WHAT THE TASK REQUIRES: Every line below should be copied exactly; drop the pictures.
▼▼▼
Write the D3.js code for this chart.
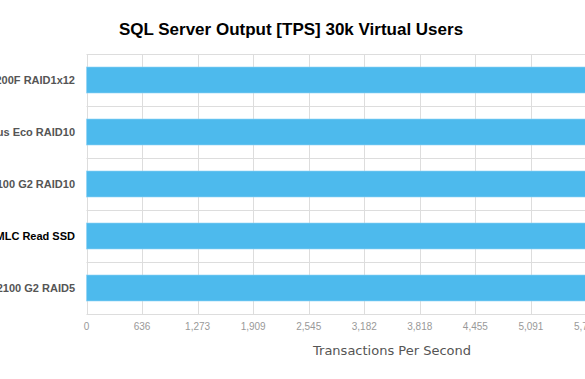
<!DOCTYPE html>
<html>
<head>
<meta charset="utf-8">
<script src="https://cdn.jsdelivr.net/npm/d3@7"></script>
<style>
  html, body { margin: 0; padding: 0; background: #fff; overflow: hidden; }
  svg { display: block; }
</style>
</head>
<body>
<svg id="chart" width="585" height="379"></svg>
<script>
// Data (bars extend past the visible area in the reference; values estimated)
const categories = [
  "200F RAID1x12",
  "us Eco RAID10",
  "100 G2 RAID10",
  "MLC Read SSD",
  "2100 G2 RAID5"
];
const tpsValues = [6200, 6150, 6250, 6300, 6100];
const highlighted = [false, false, false, true, false];
const tickValues = [0, 636.36, 1272.73, 1909.09, 2545.45, 3181.82, 3818.18, 4454.55, 5090.91, 5727.27, 6363.64, 7000];
const titleText = "SQL Server Output [TPS] 30k Virtual Users";
const xTitle = "Transactions Per Second";

const svg = d3.select("#chart");
const mLeft = 86.5, mTop = 54, mBottom = 314;
const plotRight = mLeft + 11 * 55.55;

const x = d3.scaleLinear().domain([0, 7000]).range([mLeft, plotRight]);
const y = d3.scaleBand().domain(categories).range([mTop, mBottom]).padding(0);

// grid: vertical
svg.append("g").selectAll("line").data(tickValues).join("line")
  .attr("x1", d => Math.round(x(d)) + 0.5).attr("x2", d => Math.round(x(d)) + 0.5)
  .attr("y1", mTop).attr("y2", mBottom)
  .attr("stroke", "#dddddd").attr("stroke-width", 1);

// grid: horizontal at band boundaries
const hLines = categories.map(c => y(c)).concat([mBottom]);
svg.append("g").selectAll("line").data(hLines).join("line")
  .attr("x1", mLeft).attr("x2", plotRight)
  .attr("y1", d => Math.round(d) + 0.5).attr("y2", d => Math.round(d) + 0.5)
  .attr("stroke", "#dddddd").attr("stroke-width", 1);

// bars
const bw = y.bandwidth();
svg.append("g").selectAll("rect").data(categories).join("rect")
  .attr("x", x(0))
  .attr("y", c => y(c) + bw * 0.25)
  .attr("width", (c, i) => x(tpsValues[i]) - x(0))
  .attr("height", bw * 0.5)
  .attr("fill", "#4dbaed")
  .attr("stroke", "#8fd3f5").attr("stroke-width", 0.6);

// category labels
svg.append("g").selectAll("text").data(categories).join("text")
  .attr("x", 75)
  .attr("y", c => y(c) + bw / 2)
  .attr("dy", "0.35em")
  .attr("text-anchor", "end")
  .attr("font-family", "Liberation Sans, Arial, Helvetica, sans-serif")
  .attr("font-weight", "bold")
  .attr("font-size", "11px")
  .attr("fill", (c, i) => highlighted[i] ? "#000000" : "#555555")
  .text(c => c);

// x tick labels
const fmt = d3.format(",.0f");
svg.append("g").selectAll("text").data(tickValues).join("text")
  .attr("x", d => x(d))
  .attr("y", 330)
  .attr("text-anchor", "middle")
  .attr("font-family", "Liberation Sans, Arial, Helvetica, sans-serif")
  .attr("font-size", "10px")
  .attr("fill", "#999999")
  .text(d => fmt(d));

// x axis title
svg.append("text")
  .attr("x", (mLeft + plotRight) / 2)
  .attr("y", 355)
  .attr("text-anchor", "middle")
  .attr("font-family", "DejaVu Sans, sans-serif")
  .attr("font-size", "13px")
  .attr("fill", "#555555")
  .text(xTitle);

// chart title
svg.append("text")
  .attr("x", 291)
  .attr("y", 35)
  .attr("text-anchor", "middle")
  .attr("font-family", "Liberation Sans, Arial, Helvetica, sans-serif")
  .attr("font-weight", "bold")
  .attr("font-size", "17px")
  .attr("fill", "#000000")
  .text(titleText);
</script>
</body>
</html>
▲▲▲
RESULT OF THE EXERCISE:
Write the D3.js code for this chart.
<!DOCTYPE html>
<html>
<head>
<meta charset="utf-8">
<script src="https://cdn.jsdelivr.net/npm/d3@7"></script>
<style>
  html, body { margin: 0; padding: 0; background: #fff; overflow: hidden; }
  svg { display: block; }
</style>
</head>
<body>
<svg id="chart" width="585" height="379"></svg>
<script>
// Data (bars extend past the visible area in the reference; values estimated)
const categories = [
  "200F RAID1x12",
  "us Eco RAID10",
  "100 G2 RAID10",
  "MLC Read SSD",
  "2100 G2 RAID5"
];
const tpsValues = [6200, 6150, 6250, 6300, 6100];
const highlighted = [false, false, false, true, false];
const tickValues = [0, 636.36, 1272.73, 1909.09, 2545.45, 3181.82, 3818.18, 4454.55, 5090.91, 5727.27, 6363.64, 7000];
const titleText = "SQL Server Output [TPS] 30k Virtual Users";
const xTitle = "Transactions Per Second";

const svg = d3.select("#chart");
const mLeft = 86.5, mTop = 54, mBottom = 314;
const plotRight = mLeft + 11 * 55.55;

const x = d3.scaleLinear().domain([0, 7000]).range([mLeft, plotRight]);
const y = d3.scaleBand().domain(categories).range([mTop, mBottom]).padding(0);

// grid: vertical
svg.append("g").selectAll("line").data(tickValues).join("line")
  .attr("x1", d => Math.round(x(d)) + 0.5).attr("x2", d => Math.round(x(d)) + 0.5)
  .attr("y1", mTop).attr("y2", mBottom)
  .attr("stroke", "#dddddd").attr("stroke-width", 1);

// grid: horizontal at band boundaries
const hLines = categories.map(c => y(c)).concat([mBottom]);
svg.append("g").selectAll("line").data(hLines).join("line")
  .attr("x1", mLeft).attr("x2", plotRight)
  .attr("y1", d => Math.round(d) + 0.5).attr("y2", d => Math.round(d) + 0.5)
  .attr("stroke", "#dddddd").attr("stroke-width", 1);

// bars
const bw = y.bandwidth();
svg.append("g").selectAll("rect").data(categories).join("rect")
  .attr("x", x(0))
  .attr("y", c => y(c) + bw * 0.25)
  .attr("width", (c, i) => x(tpsValues[i]) - x(0))
  .attr("height", bw * 0.5)
  .attr("fill", "#4dbaed")
  .attr("stroke", "#8fd3f5").attr("stroke-width", 0.6);

// category labels
svg.append("g").selectAll("text").data(categories).join("text")
  .attr("x", 75)
  .attr("y", c => y(c) + bw / 2)
  .attr("dy", "0.35em")
  .attr("text-anchor", "end")
  .attr("font-family", "Liberation Sans, Arial, Helvetica, sans-serif")
  .attr("font-weight", "bold")
  .attr("font-size", "11px")
  .attr("fill", (c, i) => highlighted[i] ? "#000000" : "#555555")
  .text(c => c);

// x tick labels
const fmt = d3.format(",.0f");
svg.append("g").selectAll("text").data(tickValues).join("text")
  .attr("x", d => x(d))
  .attr("y", 330)
  .attr("text-anchor", "middle")
  .attr("font-family", "Liberation Sans, Arial, Helvetica, sans-serif")
  .attr("font-size", "10px")
  .attr("fill", "#999999")
  .text(d => fmt(d));

// x axis title
svg.append("text")
  .attr("x", (mLeft + plotRight) / 2)
  .attr("y", 355)
  .attr("text-anchor", "middle")
  .attr("font-family", "DejaVu Sans, sans-serif")
  .attr("font-size", "13px")
  .attr("fill", "#555555")
  .text(xTitle);

// chart title
svg.append("text")
  .attr("x", 291)
  .attr("y", 35)
  .attr("text-anchor", "middle")
  .attr("font-family", "Liberation Sans, Arial, Helvetica, sans-serif")
  .attr("font-weight", "bold")
  .attr("font-size", "17px")
  .attr("fill", "#000000")
  .text(titleText);
</script>
</body>
</html>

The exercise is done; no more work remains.